Auschwitz, Dachau, Mauthausen: The Concentration Camp Series
Sondra Peron
- Nov 2009
Does a landscape have memory? Can we, after sixty-plus years, still see a place of great human suffering? How does a photographer capture an image of our collective historical memory of the Holocaust?
Photographer Sondra Peron, in her exhibition, Auschwitz, Dachau, Mauthausen: The Concentration Camp Series, on view at the Vermont Center for Photography beginning November 6, explores these questions in an attempt to provide some answers.

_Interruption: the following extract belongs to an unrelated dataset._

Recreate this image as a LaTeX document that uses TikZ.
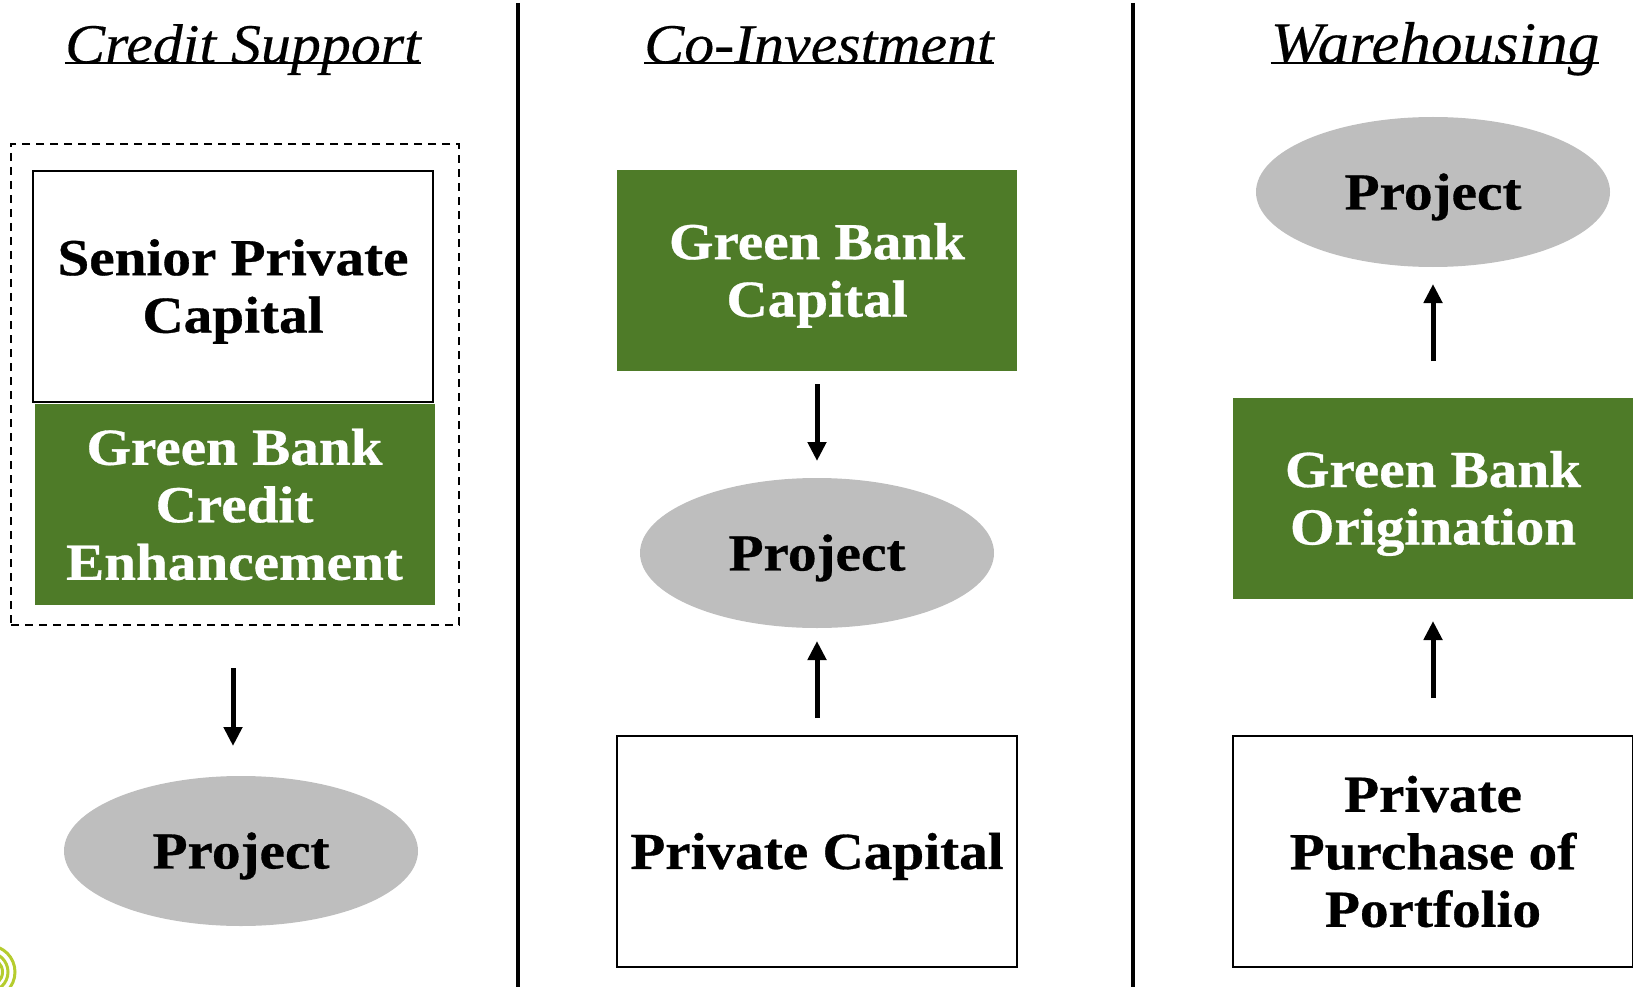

This body of photographic work began in the spring of 2004. Using vintage Kodak Hawkeye Brownie cameras dating from the late 1940s, photographer Peron traveled to a small town on the north bank of the Danube River called Mauthausen in August of 2004. The following year, photographs taken at Auschwitz and Dachau revealed more atrocity landscapes-- from pine forests to gas chambers at these concentration camps used by the Nazis during WW II.
Artist Biography: Sondra Peron grew up in Connecticut and resides in Northampton, Massachusetts. She holds her M.F.A. in Photography from the Maryland Institute College of Art in Baltimore, Maryland. She graduated as an Ada Comstock Scholar from Smith College with a B.A. in Philosophy in 1998. Since 2001, she has worked as arts administrator for the Northampton Arts Council, and since 2004, as a teaching assistant in the art history department at Smith College. Ms. Peron is currently teaching an advanced photography class as an adjunct at her alma mater Northwestern CT Community College.
Ms. Peron has produced a significant body of work using vintage cameras, most notably the Brownie Hawkeye manufactured by Kodak from the late 1940s to early 1960s. Her photography has been exhibited in solo, two-person and group shows throughout New England, Maryland, Tennessee, and China.
Her work has been published in The Sun Magazine, and can be found in the collections of the Mortimer Rare Book Library and various private collections. Peron has received grants from foundations and cultural councils in support of her photographic work. She has served as a guest artist and lecturer at the Smith College Museum of Art, Darrow School, Northwestern CT Community College, Holyoke Community College, and Skidmore College. Her work may be viewed on her website at http://www.sondraperon.com.
Sondra will present an Artist’s Talk on Thursday, November 12, at 7:00 PM.